Sub Tragedy: The last time I saw James Cameron we were in the same submarine, one that months later accidentally sank a Japanese fishing boat and killed nine people.

Cameron, nominated for an Oscar for his current hit film, Avatar, will be given the Santa Barbara International Film Festival’s highest honor, the Modern Masters Award, Saturday night, February 6, at the Arlington Theater.

Barney Brantingham

Cameron, Capt. Scott Waddle, and I were riding high in the conning tower as the USS Greeneville skimmed along the Pacific off San Diego in 2000. Cameron, who directed Titanic and the bizarre The Abyss, was shooting everything in sight, both in and outside the sub, with a mini video camera.

“Are you planning a submarine movie?” I asked. No, just shooting, he replied. We were among a group of Santa Barbarans, most from the Navy League, who’d been invited to take a spin in the Greeneville.

Some even were allowed to take the wheel as we submerged, watched carefully by crewmen. After diving to the depths to collect seawater samples from nearly 1,000 feet down, Capt. Waddle surfaced to periscope depth. After scanning the horizon to make sure no other vessels were around, Waddle descended again and demonstrated an emergency surface maneuver, a fast shot to the top. It’s known as an emergency main ballast tank blow.

It was all for the benefit of the VIPs aboard, part of the Navy’s effort at public relations. All went well. But a few months later, on the tragic day of Friday, February 9, 2000, Capt. Waddle was again demonstrating what the Greeneville could do with another group of VIPs, 10 miles off Diamond Head, Oahu.

The jaunt was running late. Perhaps Waddle was in a hurry. According to reports, Waddle surfaced to periscope depth, saw no boats, then took the Greeneville down and made the same emergency ballast blow. But this time, the sub slammed into something hard overhead. Waddle reportedly asked, “What the hell was that?”

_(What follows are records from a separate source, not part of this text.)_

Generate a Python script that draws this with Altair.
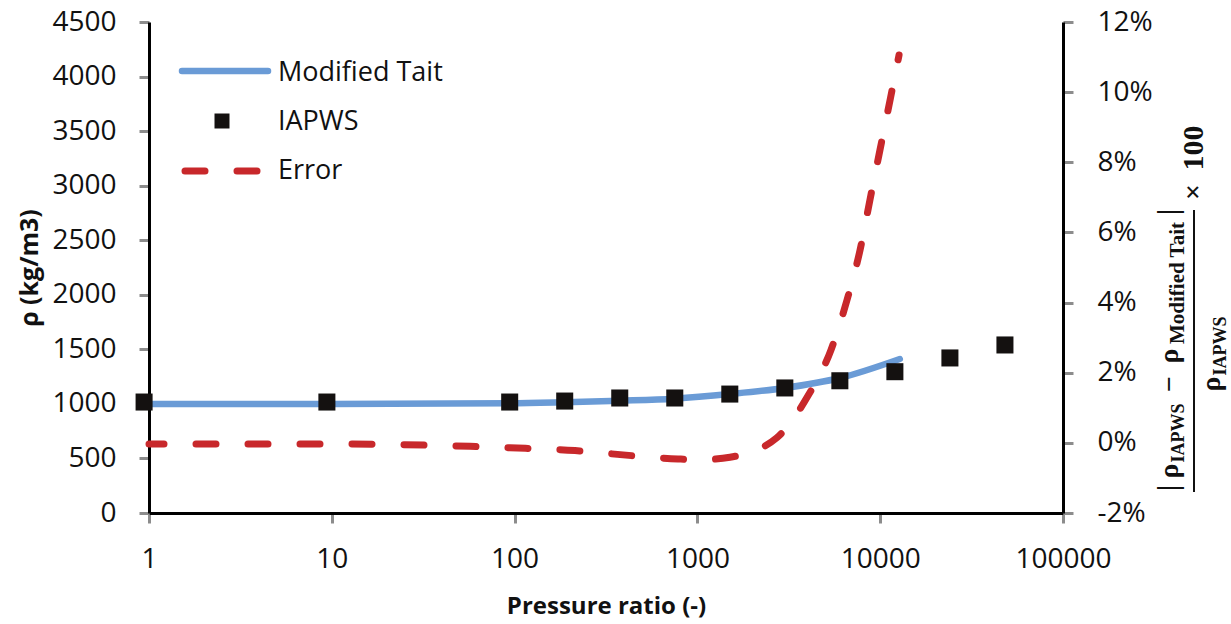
import altair as alt
import pandas as pd

# ---- data ----
tait_x = [1, 10, 94, 188, 376, 752, 1504, 3008, 6016, 12800]
tait_rho = [1000, 1000, 1005, 1015, 1029, 1048, 1090, 1146, 1237, 1411]

iapws_x = [0.94, 9.4, 94, 188, 376, 752, 1504, 3008, 6016, 12032, 24064, 48128]
iapws_rho = [1017, 1017, 1017, 1026, 1054, 1054, 1090, 1146, 1212, 1295, 1421, 1540]

err_x = [1, 10, 57, 94, 214, 406, 783, 1050, 1508, 2725, 4027, 5380, 6580, 7760, 8790, 9970, 11380, 12680]
err_pct = [-0.03, -0.03, -0.10, -0.14, -0.22, -0.35, -0.46, -0.48, -0.41, 0.15, 1.34, 2.65, 4.07, 5.50, 6.93, 8.35, 9.83, 11.06]

x_ticks = [1, 10, 100, 1000, 10000, 100000]
rho_ticks = [0, 500, 1000, 1500, 2000, 2500, 3000, 3500, 4000, 4500]
err_ticks = [-2, 0, 2, 4, 6, 8, 10, 12]
legend_labels = ["Modified Tait", "IAPWS", "Error"]

# ---- layout ----
W, H = 914, 491
LEFT, TOP = 149, 22
BLUE = "#6a9bd6"
RED = "#c8282b"
BLACK = "#141110"
FONT = "Open Sans"
SERIF = "Liberation Serif"

tait_df = pd.DataFrame({"x": tait_x, "rho": tait_rho})
iapws_df = pd.DataFrame({"x": iapws_x, "rho": iapws_rho})
err_df = pd.DataFrame({"x": err_x, "err": err_pct})
one = pd.DataFrame({"a": [0]})

xscale = alt.Scale(type="log", domain=[1, 100000])
xaxis = alt.Axis(values=x_ticks, format="d", title="Pressure ratio (-)",
                 titleFont=FONT, titleFontWeight="bold", titleFontSize=24,
                 titlePadding=21, labelPadding=22, labelFlush=False, labelOverlap=False)
X = alt.X("x:Q", scale=xscale, axis=xaxis)

rho_scale = alt.Scale(domain=[0, 4500])

blue = alt.Chart(tait_df).mark_line(color=BLUE, strokeWidth=6.5, interpolate="monotone",
                                    strokeCap="round").encode(
    x=X,
    y=alt.Y("rho:Q", scale=rho_scale,
            axis=alt.Axis(orient="left", values=rho_ticks, format="d", title="ρ (kg/m3)",
                          titleFont=FONT, titleFontWeight="bold", titleFontSize=25,
                          titlePadding=9, labelPadding=23)),
)

red = alt.Chart(err_df).mark_line(color=RED, strokeWidth=7, interpolate="monotone",
                                  strokeDash=[20, 32], strokeDashOffset=5,
                                  strokeCap="round").encode(
    x=X,
    y=alt.Y("err:Q", scale=alt.Scale(domain=[-2, 12]),
            axis=alt.Axis(orient="right", values=err_ticks, labelExpr="datum.value + '%'",
                          title="", labelPadding=24)),
)

squares = alt.Chart(iapws_df).mark_point(shape="square", filled=True, color=BLACK,
                                         size=290, opacity=1).encode(
    x=X,
    y=alt.Y("rho:Q", scale=rho_scale, axis=None),
)

# ---- legend (drawn manually, inside plot) ----
leg_blue = alt.Chart(one).mark_rule(color=BLUE, strokeWidth=6.5, strokeCap="round").encode(
    x=alt.value(33), x2=alt.value(119), y=alt.value(49))
leg_sq = alt.Chart(one).mark_point(shape="square", filled=True, color=BLACK, size=225,
                                   opacity=1).encode(x=alt.value(73), y=alt.value(99))
leg_red = alt.Chart(one).mark_rule(color=RED, strokeWidth=7, strokeDash=[20, 32],
                                   strokeCap="round").encode(
    x=alt.value(36), x2=alt.value(108), y=alt.value(149))
leg_texts = [
    alt.Chart(one).mark_text(text=lab, font=FONT, fontSize=27, color="#111111",
                             align="left", baseline="alphabetic").encode(
        x=alt.value(129), y=alt.value(yy))
    for lab, yy in zip(legend_labels, [58.7, 108, 157])
]

# ---- right axis title: formula drawn as text pieces ----
def piece(txt, px, py, size, baseline="alphabetic"):
    return alt.Chart(one).mark_text(text=txt, font=SERIF, fontWeight="bold", fontSize=size,
                                    color="#111111", angle=270, align="center",
                                    baseline=baseline).encode(
        x=alt.value(px - LEFT), y=alt.value(py - TOP))

formula = [
    piece("|", 1178, 488, 30),
    piece("ρ", 1178, 471, 28),
    piece("IAPWS", 1184, 433, 18),
    piece("−", 1178, 384, 28),
    piece("ρ", 1178, 356, 28),
    piece("Modified Tait", 1184, 283, 21),
    piece("|", 1178, 212, 30),
    piece("ρ", 1220, 384, 28),
    piece("IAPWS", 1226, 346, 18),
    piece("×", 1194, 192, 28, "middle"),
    piece("100", 1194, 148, 30, "middle"),
]
frac_bar = alt.Chart(one).mark_rule(color="#111111", strokeWidth=2).encode(
    x=alt.value(1194 - LEFT), y=alt.value(210 - TOP), y2=alt.value(492 - TOP))

chart = alt.layer(
    blue, red, squares, leg_blue, leg_sq, leg_red, *leg_texts, *formula, frac_bar
).resolve_scale(y="independent").properties(
    width=W, height=H,
    autosize=alt.AutoSizeParams(type="none"),
    padding={"left": LEFT, "top": TOP, "right": 1231 - LEFT - W, "bottom": 624 - TOP - H},
    background="white",
).configure_view(stroke=None).configure_axis(
    labelFont=FONT, labelFontSize=28, labelColor="#111111",
    domainColor="#000000", domainWidth=3,
    tickColor="#8c8c8c", tickWidth=3, tickSize=10,
    grid=False, titleColor="#111111",
)

chart.save("out.html", embed_options={"renderer": "svg", "actions": False})
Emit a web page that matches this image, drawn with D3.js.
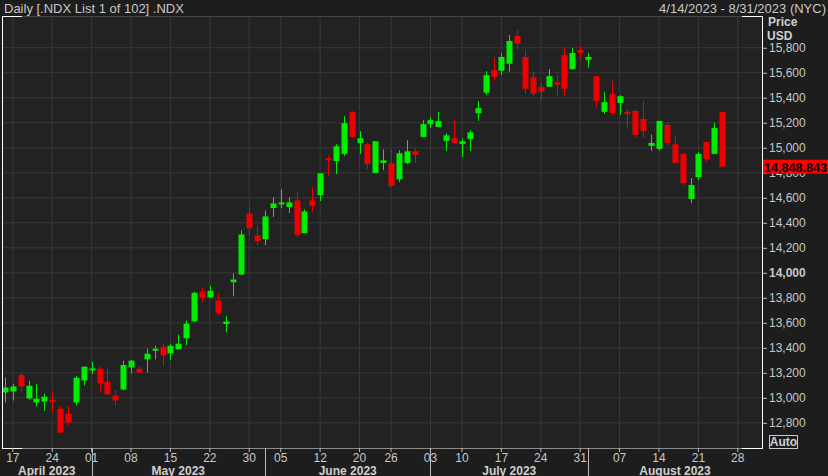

Somehow, the Japanese fishing vessel Ehime Maru, with student trainees aboard, had traveled directly above the surfacing sub, which slammed into it.

A Navy court placed blame on Waddle and other crew members. In response to requests from the families of the victims aboard Ehime Maru, and the government of Japan, the Navy raised the boat and moved it to shallow water. Divers retrieved the remains of eight of the nine victims from the wreck. Ehime Maru was then moved back out to sea and scuttled in deep water. The Navy compensated the government of Ehime Prefecture, Ehime Maru’s survivors, and victims’ family members for the accident. Waddle traveled to Japan to apologize to the ship’s survivors and victims’ families.

His Navy career finished, Waddle resigned. In response to the accident, the Navy changed its policies regarding civilian visits to its ships. So far, Cameron has not made a submarine movie.

I met Waddle a year or so later at the Santa Barbara Yacht Club but he declined to discuss the tragedy. Somewhere I still have a clear bottle of seawater, a souvenir of our deep-water plunge and reminder of my cruise with Cameron and the tragedy that was to come.